Тема безумия постоянно возникает на страницах дневника в последние недели жизни автора. В двух коротких записях, сделанных на протяжении двух дней, он трижды говорит о душевном расстройстве окружающих его людей. В записи от 24 июня, где речь идет о Расине, Андрей Иванович замечает, что «в Алексее нашем (вероятно, речь идет о его двоюродном брате Алексее Путятине. – А.З.) открылось нечто похожее на помешательство», а на следующий день пишет, что «узнал о безумном поступке Данилова»[154] и что Семену Родзянко, его старому товарищу по Дружескому литературному обществу, «кажется, стало хуже» (272: 57–57 об.).
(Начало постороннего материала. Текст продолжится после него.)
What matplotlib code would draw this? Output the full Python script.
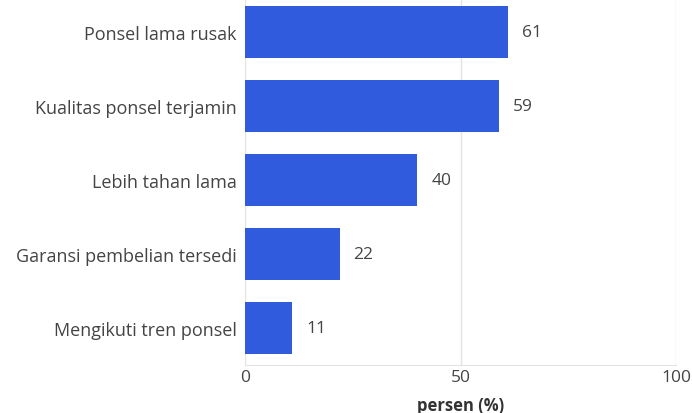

Страдавший манией преследования Родзянко был склонен винить Тургенева во многих своих злоключениях. Еще в феврале, недавно вернувшись в Петербург, Тургенев писал Кайсарову, что

Родзянка с жаром, слезами жалуется, что я злодей его, что я очернил его перед всеми общими нашими приятелями, Воейковым, Жуковск<им> и пр., а вся моя вина в том, что я иногда только шутил над ним, и то не иначе как в глаза (840: 20).

Теперь же он оказывается готов по крайней мере отчасти принять обвинения душевнобольного товарища: «Много я обращался на себя, смотря на него. Естьли есть и моей рукой вложенное семя его безумия?..» (272: 57 об.). На известия о помешательстве Данилова и Родзянки он откликается не горьким примирением с фатумом, которым проникнута заключительная реплика Пилада в расиновой «Андромахе», а очередной цитатой из «Вертера», где безумец предстает не только страдальцем, но и баловнем судьбы: «Unglücklicher! und auch wie beneide ich deinen Trübsinn, die Verwirrung deiner Sinne, in der du verschmachtest» [«Бедняга, а я-то как завидую твоему безумию и гибельному помрачению чувств» (нем., пер. Н. Касаткиной)] (272: 57–57 об.).

Письмо от 30 ноября из второй части романа Гете начинается с апологии безумия, а завершается прославлением смерти и добровольного ухода из жизни:

Счастлив ты, что можешь приписать свое злосчастье земным препонам! Ты не чувствуешь, не понимаешь, что в твоем сокрушенном сердце, в твоем смятенном уме – причина всех горестей, и ни один король на свете не поможет тебе <…> Я вернулся, Отец мой! Не гневайся, что я прервал странствие, которое, по воле твоей, мне надлежало претерпеть дольше! (Гете 1978: 75)

В письме Жуковскому, где Андрей Иванович говорил о родительских подозрениях, о своей потребности в «лошадиной работе» и о желании стать спокойнее, он в том числе подробно рассказывал о своих последних читательских впечатлениях:

В моих литературных вкусах происходит какая-то революция. Все теперь в ферментации, и я не знаю, что хорошо, а что дурно. <…> Я, брат, читаю теперь Raynal и Мабли; первый слишком часто завирается, второй вселяет в меня твердость и спокойствие, презрение к глупым обстоятельствам и возвышает несколько душу мою над ними. По крайней мере, я хочу, чтоб он производил надо мной это действие (ЖРК: 425–426).

«Революция» в литературных вкусах была связана с обстоятельствами его душевной жизни. Теперь Андрей Иванович искал утешения в стоической этике Мабли, требовавшего подчинения личных страстей общественному благу. Тургенев сделал в дневнике несколько выписок из трактатов Мабли – «Бесед Фокиона об отношении политики к морали» и «Принципов морали». Соглашаясь с французским мыслителем в его критике страстей, Тургенев все же не смог до конца принять его отношения к любви, которую Мабли, по выражению Андрея Ивановича, «представлял вредною слабостью души»:

Как бо искушен быв, может и искушаемым помощи! Non ignara mali, miseris succurrere disco [Познав несчастье, я научился помогать несчастным (лат.)].